Why I’m glad Samir Husni has a blog

I’m pleading guilty to inciting a rant. When I saw this Financial Times article in which the reporter, Joshua Chaffin, hung his story’s premise on statistics he chose to make up rather than look up, I knew I could do one of two things: repeat my typical rant about reporter math or just forward a link to the galaxy’s leading authority on the statistics the reporter dreamed up. And whoop, there it is. As Professor Husni is chairman of the journalism department at Ole Miss, I’m hoping his students are being inspired by his skills with a calculator.

  • Lesley

    Tell me about it!

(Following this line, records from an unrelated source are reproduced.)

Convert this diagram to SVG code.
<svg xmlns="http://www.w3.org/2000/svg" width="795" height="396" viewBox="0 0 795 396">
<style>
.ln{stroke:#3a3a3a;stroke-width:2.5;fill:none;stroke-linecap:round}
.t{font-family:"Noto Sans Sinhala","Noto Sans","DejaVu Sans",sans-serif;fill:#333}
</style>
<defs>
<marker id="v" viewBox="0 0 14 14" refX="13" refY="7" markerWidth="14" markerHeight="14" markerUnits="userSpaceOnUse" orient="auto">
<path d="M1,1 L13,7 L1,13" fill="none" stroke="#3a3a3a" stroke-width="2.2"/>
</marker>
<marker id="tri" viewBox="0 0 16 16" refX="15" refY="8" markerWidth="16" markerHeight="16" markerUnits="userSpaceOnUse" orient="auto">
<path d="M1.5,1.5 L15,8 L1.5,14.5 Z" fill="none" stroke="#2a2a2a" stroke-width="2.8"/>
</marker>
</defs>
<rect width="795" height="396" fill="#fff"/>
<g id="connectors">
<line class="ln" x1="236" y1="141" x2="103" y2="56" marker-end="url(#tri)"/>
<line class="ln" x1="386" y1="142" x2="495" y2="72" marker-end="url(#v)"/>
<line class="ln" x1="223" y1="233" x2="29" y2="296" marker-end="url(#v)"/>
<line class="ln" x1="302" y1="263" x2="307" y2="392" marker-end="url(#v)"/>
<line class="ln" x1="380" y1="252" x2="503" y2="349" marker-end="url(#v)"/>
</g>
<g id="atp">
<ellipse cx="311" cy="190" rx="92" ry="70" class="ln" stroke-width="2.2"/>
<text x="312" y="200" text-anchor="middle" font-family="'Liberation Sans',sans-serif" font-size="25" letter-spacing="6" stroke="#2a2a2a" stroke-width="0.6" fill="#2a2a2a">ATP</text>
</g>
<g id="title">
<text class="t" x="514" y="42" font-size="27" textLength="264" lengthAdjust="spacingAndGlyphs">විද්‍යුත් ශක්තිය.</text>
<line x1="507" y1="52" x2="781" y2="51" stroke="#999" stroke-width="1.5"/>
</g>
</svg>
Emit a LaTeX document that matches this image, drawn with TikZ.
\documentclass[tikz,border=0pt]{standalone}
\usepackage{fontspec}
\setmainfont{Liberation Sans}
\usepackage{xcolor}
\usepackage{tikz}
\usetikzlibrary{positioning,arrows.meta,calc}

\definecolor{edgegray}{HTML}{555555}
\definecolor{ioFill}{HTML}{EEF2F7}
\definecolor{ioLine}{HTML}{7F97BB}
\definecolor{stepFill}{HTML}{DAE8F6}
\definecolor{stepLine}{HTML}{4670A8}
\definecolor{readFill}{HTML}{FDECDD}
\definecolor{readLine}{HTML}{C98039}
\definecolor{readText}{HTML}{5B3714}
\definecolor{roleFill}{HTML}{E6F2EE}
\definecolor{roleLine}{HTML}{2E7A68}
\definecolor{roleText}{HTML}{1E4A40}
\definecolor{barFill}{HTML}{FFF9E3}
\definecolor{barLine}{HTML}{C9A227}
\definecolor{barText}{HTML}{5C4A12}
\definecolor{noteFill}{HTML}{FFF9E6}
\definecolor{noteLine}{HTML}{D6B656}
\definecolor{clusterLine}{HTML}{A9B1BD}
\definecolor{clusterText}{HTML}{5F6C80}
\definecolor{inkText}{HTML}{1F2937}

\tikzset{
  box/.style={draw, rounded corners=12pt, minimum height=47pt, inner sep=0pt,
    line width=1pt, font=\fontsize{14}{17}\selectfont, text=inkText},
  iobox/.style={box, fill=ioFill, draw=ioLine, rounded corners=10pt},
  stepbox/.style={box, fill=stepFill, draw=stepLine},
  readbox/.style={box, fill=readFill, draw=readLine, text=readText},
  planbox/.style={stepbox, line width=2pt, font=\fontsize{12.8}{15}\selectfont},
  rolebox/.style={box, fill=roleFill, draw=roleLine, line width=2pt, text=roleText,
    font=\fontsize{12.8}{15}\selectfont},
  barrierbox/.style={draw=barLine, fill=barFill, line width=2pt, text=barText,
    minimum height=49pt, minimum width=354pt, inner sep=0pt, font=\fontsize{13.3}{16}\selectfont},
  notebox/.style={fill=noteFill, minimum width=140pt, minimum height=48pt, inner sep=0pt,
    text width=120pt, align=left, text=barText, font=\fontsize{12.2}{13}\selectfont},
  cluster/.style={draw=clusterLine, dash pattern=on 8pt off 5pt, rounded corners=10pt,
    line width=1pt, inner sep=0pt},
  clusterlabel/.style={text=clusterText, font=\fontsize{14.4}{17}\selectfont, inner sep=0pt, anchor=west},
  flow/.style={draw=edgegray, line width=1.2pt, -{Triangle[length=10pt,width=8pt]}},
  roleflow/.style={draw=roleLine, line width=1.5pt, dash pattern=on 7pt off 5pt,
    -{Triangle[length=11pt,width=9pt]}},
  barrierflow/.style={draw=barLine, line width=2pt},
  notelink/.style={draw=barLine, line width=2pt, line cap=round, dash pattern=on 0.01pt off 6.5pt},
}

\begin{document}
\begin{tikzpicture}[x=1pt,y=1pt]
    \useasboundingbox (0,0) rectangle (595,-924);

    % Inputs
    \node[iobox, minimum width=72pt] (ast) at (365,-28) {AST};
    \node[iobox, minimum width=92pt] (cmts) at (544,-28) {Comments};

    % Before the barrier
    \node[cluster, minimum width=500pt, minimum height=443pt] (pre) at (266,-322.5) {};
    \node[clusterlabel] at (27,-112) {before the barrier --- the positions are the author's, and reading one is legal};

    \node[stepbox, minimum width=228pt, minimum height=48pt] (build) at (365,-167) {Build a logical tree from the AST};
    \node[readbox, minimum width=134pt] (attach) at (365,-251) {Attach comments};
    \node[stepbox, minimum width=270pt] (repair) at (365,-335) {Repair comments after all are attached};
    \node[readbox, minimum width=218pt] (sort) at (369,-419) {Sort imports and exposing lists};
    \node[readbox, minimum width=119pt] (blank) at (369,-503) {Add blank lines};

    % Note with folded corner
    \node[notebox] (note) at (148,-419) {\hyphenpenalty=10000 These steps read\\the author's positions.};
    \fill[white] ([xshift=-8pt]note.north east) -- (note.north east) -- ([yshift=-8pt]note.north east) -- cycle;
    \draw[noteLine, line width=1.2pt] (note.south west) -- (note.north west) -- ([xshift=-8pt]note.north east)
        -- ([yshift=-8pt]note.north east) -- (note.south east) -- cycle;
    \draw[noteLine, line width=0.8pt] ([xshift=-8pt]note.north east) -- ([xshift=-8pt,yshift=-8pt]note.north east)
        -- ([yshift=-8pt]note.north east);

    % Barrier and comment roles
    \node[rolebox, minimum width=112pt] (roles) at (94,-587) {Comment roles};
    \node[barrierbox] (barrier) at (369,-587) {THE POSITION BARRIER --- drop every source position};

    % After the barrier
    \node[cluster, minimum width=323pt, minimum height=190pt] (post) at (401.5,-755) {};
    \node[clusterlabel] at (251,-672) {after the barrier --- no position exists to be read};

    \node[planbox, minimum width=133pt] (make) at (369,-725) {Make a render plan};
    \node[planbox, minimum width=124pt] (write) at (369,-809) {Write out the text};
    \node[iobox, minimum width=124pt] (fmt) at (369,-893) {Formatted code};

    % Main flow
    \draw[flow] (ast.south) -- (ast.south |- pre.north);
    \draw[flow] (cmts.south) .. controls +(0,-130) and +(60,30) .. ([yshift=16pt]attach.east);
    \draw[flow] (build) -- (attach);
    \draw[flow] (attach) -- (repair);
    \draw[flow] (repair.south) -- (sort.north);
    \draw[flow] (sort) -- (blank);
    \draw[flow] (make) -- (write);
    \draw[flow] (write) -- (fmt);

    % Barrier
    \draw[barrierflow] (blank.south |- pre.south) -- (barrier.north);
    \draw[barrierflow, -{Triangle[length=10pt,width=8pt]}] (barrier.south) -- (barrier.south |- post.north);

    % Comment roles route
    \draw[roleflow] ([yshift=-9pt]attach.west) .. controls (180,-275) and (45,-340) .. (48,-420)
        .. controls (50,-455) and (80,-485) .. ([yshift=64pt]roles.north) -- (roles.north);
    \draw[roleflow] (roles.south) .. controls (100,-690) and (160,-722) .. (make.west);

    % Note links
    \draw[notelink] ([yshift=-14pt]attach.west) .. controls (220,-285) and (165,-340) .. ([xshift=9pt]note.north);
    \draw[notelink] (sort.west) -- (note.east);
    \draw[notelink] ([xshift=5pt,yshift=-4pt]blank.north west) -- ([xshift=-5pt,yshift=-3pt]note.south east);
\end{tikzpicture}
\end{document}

I’m glad he’s registered his objection as well.

  • There are no statistics in that Financial Times article, and no mention of Husni.

    Did you get the URL wrong, or have they edited the story?

  • Rex Hammock

    Responding to Paul Ding:

    I didn’t intend to suggest there was a mention of Samir Husni in the article — sorry if you interpreted it that way.

    As for there being “no statistics” in the article:

    Statistics don’t always have to be written in numerical form. This was a business story in a business publication — the Financial Times — and the reporter presented his perceptions of a business function (launching magazines are a business startup) in the form of statistics with the following two sentences:

    “In the history of US magazine launches, the high point may have been August 1999, when Tina Brown’s Talk magazine debuted…”

    These days, new magazine launches – let alone big-budget events – are few and far between.

    Those two statements are claims suggesting there are some underlying statistics that support them. He did not write, “the high point in terms of glitz and glamor,” rather it is a statement in business story presenting as truth his perception that magazines are no longer launched — that, rather, magazine companies launch online properties instead. Let me be clear: I am a big fan of online properties and I’m very happy that magazine companies are launching online properties. But the facts — as Samir has pointed out — directly contradict the perception that magazines are launched less today than in 1999.